Подобная позиция была близка огромной части тогдашней интеллигенции, тяготившейся негласными этическими табу прежнего периода, несколько, правда, «размоченными» во время войны, но еще властно руководившими жизнью советского общества. За кормой остался период пуританства и ригоризма, воспринимавшихся позднее как часть «сталинских цепей». Этический идеал интеллигенции требовал максимально возможной свободы для личности. А значит — не только свободы политической, творческой, но и свободы в отношениях между людьми. Предполагалось, что личность будущего, рождающаяся в настоящем, сумеет определить для себя меру ответственности за свои поступки и возьмет на себя эту ответственность добровольно. Иначе говоря, без принуждения со стороны общества, или, как тогда говорили, «общественности».

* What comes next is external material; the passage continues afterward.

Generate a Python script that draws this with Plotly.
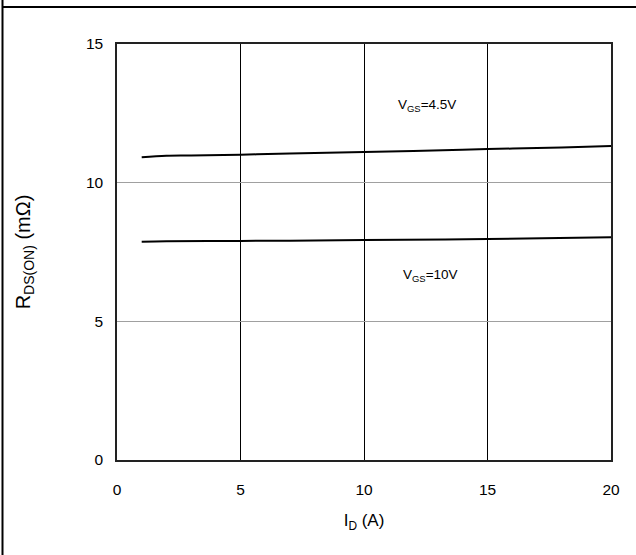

«Мещанство» в толковании братьев Стругацких расширялось, поглощая Традицию в большом и малом. Возрождение традиционных устоев, сменившее «сексуальную революцию» первых постреволюционных лет с ее «стаканом воды», органично вписалось в эпоху Империи, в советское имперство. Артистка, обнимающая на киноэкране супруга и нежно обращаюшаяся к нему со словами: «Муж мой, кровинка моя…», а потом отвергающая его ради социального служения, стала тогда воплощением этики долга, самоограничения, четких нравственных ориентиров [7] . Она была понятна для многомиллионных народных масс. А вот если бы та же артистка с той же лаской прижималась к чужому мужу… ох, далеко не весь зал сочувствовал бы ее «непростой судьбе».
7
Реплику
Интеллигенция стремилась к иному. Она чувствовала стеснение от негласного права социума судить личность «за моральное разложение». Она отвергала прерогативы какого-либо «общественника» пенять «разложенцу» от имени всеобщей нормы. А значит, ждала размягчения нормы. Или, лучше того — желала сама диктовать норму, позволявшую значительно большую степень индивидуальной свободы в семье, дружбе, любви. Стругацкие, играя в команде интеллигенции, мощно били тараном в ворота Традиции, стремились расшатать, разрушить ее как «мещанство».
Гигантский разумный спрут, привезенный в Институт беспозвоночных и поселенный в бассейне посреди Москвы, обеспечивал повести элемент фантастики. Кракен обладал способностью влиять на сознание и эмоции людей. Но авторы наделили его еще одной функцией. Он представлял собою… лик мещанства [8] . Эффектная Марецкая умела больно куснуть при случае, а вот «мегатойтис», безобразный вонючий монстр, убийца, был все-таки и прежде всего — разумом, эволюционировавшим весьма долго, доросшим до высочайших пределов рациональности, но так и не выработавшим навыков созидательного труда, радости духовных запросов. Разум вне труда, вне творчества, вне духа — нечто ужасное и вредное. «Апофеоз эгоизма и индивидуализма» — как выразился Аркадий Натанович.
8
Изначально Аркадий Натанович скептически относился к идее воспринимать Кракена как символ мещанства. В частности, он писал брату: «Только в увеличивающейся полноте эмоционального восприятия мира — источник непрерывно растущего интереса к жизни… Кракен — воплощение идеала физика. Сугубейший рационалист. Вот откуда вся трагедия. Если Кракены существуют, если их миллионы в толще вод — это страшная угроза для людей… как громадный соблазн отрешиться от эмоциональной стороны жизни…» И, далее: «…отличительной чертой Homo Sapiens’a является способность воспринимать прекрасное, наслаждаться воздействием мира не на разум, а на чувства». Но впоследствии Кракен все-таки подтянется к символу мещанства. В дневнике Аркадия Натановича появится запись: «…Мы выработали концепцию Кракена — фактор омещанивания, элемент, в присутствии которого люди становятся животными. Показать непосредственную связь — мещанство — культ личности».
«Мегатойтис» (он же «архитойтис») в ранних сюжетных планах повести ассоциируется с «императором», то есть — верховной властью. Головин, увидев спрута, испытал странное чувство: «Чудище в бассейне было невероятно чужим. Ни мы, ни наши собаки не имели с ним ничего общего. Оно было чужое, насквозь чужое. Даже в его запахе не было ничего знакомого, пусть хотя бы и враждебного. Это было нелепо, что оно могло чего-то требовать от нас через разделявшую нас пропасть. А еще более нелепо было давать ему хотя бы незначительную частичку от нашего мира. И вдобавок низко радоваться, что оно приняло дань».
Итак, мещанин — всегда чужак. Даже если этот мещанин выступает в облике «хорошенькой девушки», как та же Марецкая, он все равно — из другого мира. Он не смеет требовать чего-то от интеллигента. А интеллигенту нелепо уступать ему «хотя бы незначительную частичку от нашего мира». Спруты могут быть могущественными и опасными, как опасны агрессивные чужаки-мещане, особенно если злой мещанин получает в свои руки всю мощь верховной власти (император, канцлер… генеральный секретарь).
И если доходит до открытого противостояния, то наш интеллигент имеет право… да что там право! — он обязан уничтожить источник мещанства.